Social laws, that is. It tells us what is right (acceptable) and what is wrong (unacceptable). The only difference between it and our written laws is a) they are unwritten and b) they focus on psychological punishment rather than anything physical. It's a system created to keep unruly individuals in a social group in check, another way of enforcing the "norm".
It's actually quite a complicated topic and I don't feel prepared to get in-depth on it right now but that's the gist of my view on it. Basically it echoes GoodPoint's above.
I believe we begin with a set of core instincts: to provide for physical and mental health, to maintain social interaction, and the urge to resolve cognitive dissonance (Confusion of action and desire). Surrounding these instincts come morals, usually derived from nurture. Some people are raised in environments in which they must adapt to defending these instincts. When the need arises to kill, they are aware that in order to thrive they must do so, and so they resolve their cognitive dissonance and proceed. Others are raised in environments where these instincts are either defended for them, or tied to those around them by teaching or relationship building, these individuals have the opportunity to branch away from their core instincts and allow them to make "good" choices. I believe the black and white we refer to as just and unjust are simply different ways of rationalizing our actions, and that the only reason good is good is because it has so far proven to be the most effective way to promote social interaction. Eventually though, weather it's effective or not, the events in humans lives can lead to any moral ending. There is a major section of psychology dedicated to analyzing a persons past and seeing the shadows it casts on their present mind and choices. Seeing that proves to me the nurture is to blame for our moral teachings, and I thoroughly believe that if not taught morality, a human could end up going either way on our imaginative spectrum, without being aware that it is right or wrong.

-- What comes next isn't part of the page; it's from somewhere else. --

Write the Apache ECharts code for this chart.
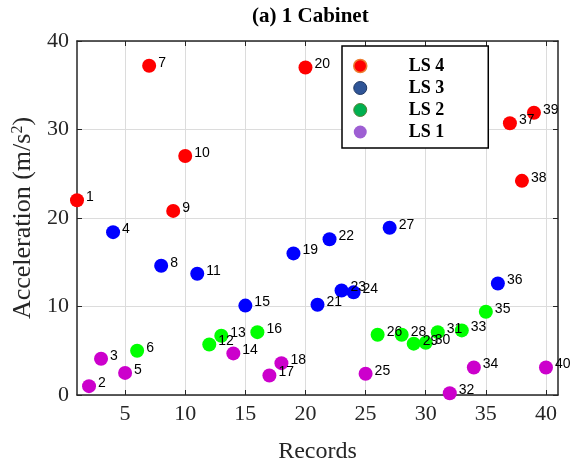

I think that as mankind grew, we created morals. We created these morals in order to survive, in that without morals we wouldn't have laws. Due to the fact that laws are based on logic and morals. Take for instance that it's illegal to kill. Would we have created this if we did not have morals, and did not see it as right or wrong? I think we always have had a conscience which tells us the morality of our actions. However, we had to develop our conscience in order to understand it and use it to its full extent. This is why I think we had a basic understanding of morals but ultimately had to create it, develop it, and adapt it to fit what we now know as morals.